Politique monétaire

3. Les règles de la politique monétaire

3.3. Le banquier central : artiste ou scientifique ?

Documents associés - Textes de référence

Un magicien mais pas de grimoire


Mankiw, Gregory (2001), U.S. Monetary Policy During the 1990s, coll. ''p 48-51"


http://post.economics.harvard.edu/faculty/mankiw/papers/mp90-2.pdf

In May 1964 the Journal of Finance published a short paper by a young economist named Alan Greenspan. It was called "Liquidity as a Determinant of Industrial Prices and Interest Rates." Greenspan began his summary of the paper as follows: "I have endeavored to integrate several theoretical approaches to the forecasting of prices, with special emphasis on its relation to interest rates." The paper was a sign of things to come in several ways.

First, and most obviously, it showed Greenspan's early interest in liquidity, inflation, and interest rates – topics that are the essence of monetary policy. Second, the paper demonstrated his interest in looking intensely at the data to try to divine upcoming macroeconomic events. According to all staff reports, this has also been a hallmark of his time at the Fed. Third, the desire to integrate various points of view shows a lack of dogma and nimbleness of mind. Without doubt, these traits have served Greenspan well in his role as Fed chairman. They have made it easier to get along with both Republican and Democratic administrations and to forge a consensus among openmarket committee members with their differing theoretical perspectives. They have also made it easier for him to respond to economic circumstances that are changing, unpredictable, and sometimes inexplicable even after the fact. But there may also be a fourth, less favorable way in which Greenspan's paper presaged the author's later career : It left no legacy. (…)

This raises the question of whether the monetary policy of the 1990s faces a similar fate.

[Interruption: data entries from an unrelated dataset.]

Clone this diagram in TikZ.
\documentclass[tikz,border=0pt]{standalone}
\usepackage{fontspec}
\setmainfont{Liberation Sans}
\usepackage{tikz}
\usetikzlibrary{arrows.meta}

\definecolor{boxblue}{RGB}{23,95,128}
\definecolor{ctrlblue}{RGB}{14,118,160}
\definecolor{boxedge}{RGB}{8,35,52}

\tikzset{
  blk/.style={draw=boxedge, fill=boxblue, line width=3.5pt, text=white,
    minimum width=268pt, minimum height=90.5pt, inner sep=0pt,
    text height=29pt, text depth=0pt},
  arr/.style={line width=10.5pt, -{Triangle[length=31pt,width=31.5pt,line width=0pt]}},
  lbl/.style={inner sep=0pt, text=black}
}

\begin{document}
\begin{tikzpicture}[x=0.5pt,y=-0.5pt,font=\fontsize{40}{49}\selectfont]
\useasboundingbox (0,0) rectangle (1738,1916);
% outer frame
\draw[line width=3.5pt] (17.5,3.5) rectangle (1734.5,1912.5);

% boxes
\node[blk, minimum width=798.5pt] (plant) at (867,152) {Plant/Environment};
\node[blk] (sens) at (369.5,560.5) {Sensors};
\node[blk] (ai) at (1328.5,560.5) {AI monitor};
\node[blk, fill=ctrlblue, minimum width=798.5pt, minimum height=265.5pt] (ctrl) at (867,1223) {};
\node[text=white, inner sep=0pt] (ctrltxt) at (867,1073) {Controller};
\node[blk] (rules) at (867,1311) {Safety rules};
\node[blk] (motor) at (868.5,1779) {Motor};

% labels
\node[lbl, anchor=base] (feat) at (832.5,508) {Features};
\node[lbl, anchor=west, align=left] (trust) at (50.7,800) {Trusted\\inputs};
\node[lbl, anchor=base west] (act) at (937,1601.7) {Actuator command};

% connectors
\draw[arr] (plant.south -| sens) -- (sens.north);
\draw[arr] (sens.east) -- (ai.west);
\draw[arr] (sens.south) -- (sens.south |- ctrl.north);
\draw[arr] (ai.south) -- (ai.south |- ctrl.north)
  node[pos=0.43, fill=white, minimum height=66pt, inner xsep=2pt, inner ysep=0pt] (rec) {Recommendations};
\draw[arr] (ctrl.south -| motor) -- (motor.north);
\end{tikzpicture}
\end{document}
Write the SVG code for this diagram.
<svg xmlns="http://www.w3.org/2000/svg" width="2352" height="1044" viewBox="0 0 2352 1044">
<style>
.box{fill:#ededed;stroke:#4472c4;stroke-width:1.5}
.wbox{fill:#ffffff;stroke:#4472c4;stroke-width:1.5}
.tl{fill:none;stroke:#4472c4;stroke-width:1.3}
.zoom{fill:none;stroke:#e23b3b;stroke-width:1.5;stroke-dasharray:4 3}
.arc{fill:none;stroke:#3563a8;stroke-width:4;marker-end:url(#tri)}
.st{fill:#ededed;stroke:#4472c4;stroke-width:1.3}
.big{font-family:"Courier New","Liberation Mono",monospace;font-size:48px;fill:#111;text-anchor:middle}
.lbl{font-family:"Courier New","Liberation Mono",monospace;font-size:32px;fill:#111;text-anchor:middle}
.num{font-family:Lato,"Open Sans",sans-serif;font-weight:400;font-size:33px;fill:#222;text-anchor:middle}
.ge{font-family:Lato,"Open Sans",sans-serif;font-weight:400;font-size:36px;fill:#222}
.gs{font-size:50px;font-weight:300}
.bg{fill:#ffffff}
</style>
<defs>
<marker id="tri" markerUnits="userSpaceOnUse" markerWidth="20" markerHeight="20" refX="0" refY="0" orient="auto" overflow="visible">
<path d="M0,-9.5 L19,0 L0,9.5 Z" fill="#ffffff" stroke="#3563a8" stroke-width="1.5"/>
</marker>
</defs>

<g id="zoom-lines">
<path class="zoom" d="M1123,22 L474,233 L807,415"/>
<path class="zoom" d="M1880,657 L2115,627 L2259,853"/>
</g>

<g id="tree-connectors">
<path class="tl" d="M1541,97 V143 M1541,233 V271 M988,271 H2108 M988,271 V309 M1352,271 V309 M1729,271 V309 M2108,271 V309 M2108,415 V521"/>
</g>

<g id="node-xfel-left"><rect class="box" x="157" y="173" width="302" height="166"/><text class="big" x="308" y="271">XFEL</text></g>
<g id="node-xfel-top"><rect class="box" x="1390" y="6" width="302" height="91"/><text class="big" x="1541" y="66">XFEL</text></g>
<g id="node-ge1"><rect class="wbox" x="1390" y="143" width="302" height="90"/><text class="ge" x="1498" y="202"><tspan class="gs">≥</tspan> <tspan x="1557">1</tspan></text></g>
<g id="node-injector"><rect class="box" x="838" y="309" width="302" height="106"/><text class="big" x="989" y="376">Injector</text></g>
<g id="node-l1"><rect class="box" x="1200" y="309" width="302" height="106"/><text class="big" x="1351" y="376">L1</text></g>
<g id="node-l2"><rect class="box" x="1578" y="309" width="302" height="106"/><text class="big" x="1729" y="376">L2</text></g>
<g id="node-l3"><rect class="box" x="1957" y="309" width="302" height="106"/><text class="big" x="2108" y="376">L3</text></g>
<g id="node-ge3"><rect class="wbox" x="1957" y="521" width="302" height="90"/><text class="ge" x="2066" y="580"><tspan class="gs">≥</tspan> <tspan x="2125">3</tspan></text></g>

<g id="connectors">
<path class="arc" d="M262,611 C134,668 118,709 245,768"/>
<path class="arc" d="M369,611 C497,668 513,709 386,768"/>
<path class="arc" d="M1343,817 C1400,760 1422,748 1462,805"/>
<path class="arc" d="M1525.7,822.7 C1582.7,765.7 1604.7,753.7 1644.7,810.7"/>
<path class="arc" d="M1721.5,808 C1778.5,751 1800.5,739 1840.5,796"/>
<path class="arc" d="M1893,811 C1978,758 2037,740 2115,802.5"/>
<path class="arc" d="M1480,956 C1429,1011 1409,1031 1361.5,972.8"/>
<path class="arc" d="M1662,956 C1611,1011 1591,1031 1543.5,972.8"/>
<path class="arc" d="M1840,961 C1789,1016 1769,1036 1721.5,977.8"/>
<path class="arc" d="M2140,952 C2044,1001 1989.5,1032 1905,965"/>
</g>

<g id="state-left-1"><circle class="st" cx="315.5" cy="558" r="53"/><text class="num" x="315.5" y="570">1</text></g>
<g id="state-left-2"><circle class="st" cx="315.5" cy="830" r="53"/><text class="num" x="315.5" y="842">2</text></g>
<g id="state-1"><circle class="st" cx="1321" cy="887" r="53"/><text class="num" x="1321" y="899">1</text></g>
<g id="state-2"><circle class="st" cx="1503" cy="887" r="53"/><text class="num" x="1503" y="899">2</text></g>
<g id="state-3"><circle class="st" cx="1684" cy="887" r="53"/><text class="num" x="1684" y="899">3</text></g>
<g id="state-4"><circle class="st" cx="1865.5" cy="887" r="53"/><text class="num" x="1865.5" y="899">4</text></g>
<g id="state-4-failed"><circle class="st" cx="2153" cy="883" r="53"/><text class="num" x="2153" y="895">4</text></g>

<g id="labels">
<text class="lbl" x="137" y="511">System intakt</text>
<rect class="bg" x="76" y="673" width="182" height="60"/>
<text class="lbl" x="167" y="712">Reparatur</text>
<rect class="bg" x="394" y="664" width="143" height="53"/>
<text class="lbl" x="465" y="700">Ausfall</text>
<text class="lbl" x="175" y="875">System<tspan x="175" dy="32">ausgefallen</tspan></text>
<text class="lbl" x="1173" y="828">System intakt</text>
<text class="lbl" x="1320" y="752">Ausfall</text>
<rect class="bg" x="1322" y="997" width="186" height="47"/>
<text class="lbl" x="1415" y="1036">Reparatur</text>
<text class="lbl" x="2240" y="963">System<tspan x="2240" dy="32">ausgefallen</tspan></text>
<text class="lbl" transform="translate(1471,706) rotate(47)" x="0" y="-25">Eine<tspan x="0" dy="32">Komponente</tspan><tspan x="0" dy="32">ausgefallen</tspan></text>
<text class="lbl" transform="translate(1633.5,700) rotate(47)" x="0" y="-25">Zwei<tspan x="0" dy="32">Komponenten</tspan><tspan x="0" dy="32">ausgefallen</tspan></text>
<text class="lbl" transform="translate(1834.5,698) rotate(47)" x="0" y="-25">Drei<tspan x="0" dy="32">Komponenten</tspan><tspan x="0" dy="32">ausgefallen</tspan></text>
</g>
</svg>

Will Greenspan's tenure as Fed chairman leave a legacy for future monetary policymakers, or will the successful policy of the Greenspan era leave office with the man himself ?

Imagine that Greenspan's successor decides to continue the monetary policy of the Greenspan era. How would he do it ? The policy has never been fully explained. Quite the contrary : The Fed chairman is famous for being opaque. If a successor tries to emulate the Greenspan Fed, he won't have any idea how. The only consistent policy seems to be : Study all the data carefully, and then set interest rates at the right level. Beyond that, there are no clearly stated guidelines.

There is a great irony to this. Conservative economists like Milton Friedman have long argued that discretionary monetary policy leads to trouble. They claim that it is too uncertain, too political, and too inflationary. They conclude that monetary policymakers need to be bound by some sort of monetary policy rule. This argument is the economic counterpart to John Adam's famous aphorism that "we are a nation of laws, not of men."

These views, together with the great inflation of the 1970s, have influenced central banks around the world. Although no country has yet replaced its central bankers with computers programmed to an automatic monetary rule, as the most extreme critics suggest, there has been movement away from giving central bankers unconstrained discretion. During the 1990s, many nations adopted some form of inflation targeting. In essence, inflation targeting is a commitment to keep inflation at some level or within some narrow range. It can be viewed as a kind of soft rule, or perhaps a way of constraining discretion. Despite this environment, and the fact that a prominent conservative headed the U.S. central bank, the Fed during the 1990s avoided any type of commitment to a policy rule. Conservative economists are skeptical about policies that rely heavily on the judgments of any one man. But that is how monetary policy was made over this decade, and it was hailed as a success by liberals and conservatives alike.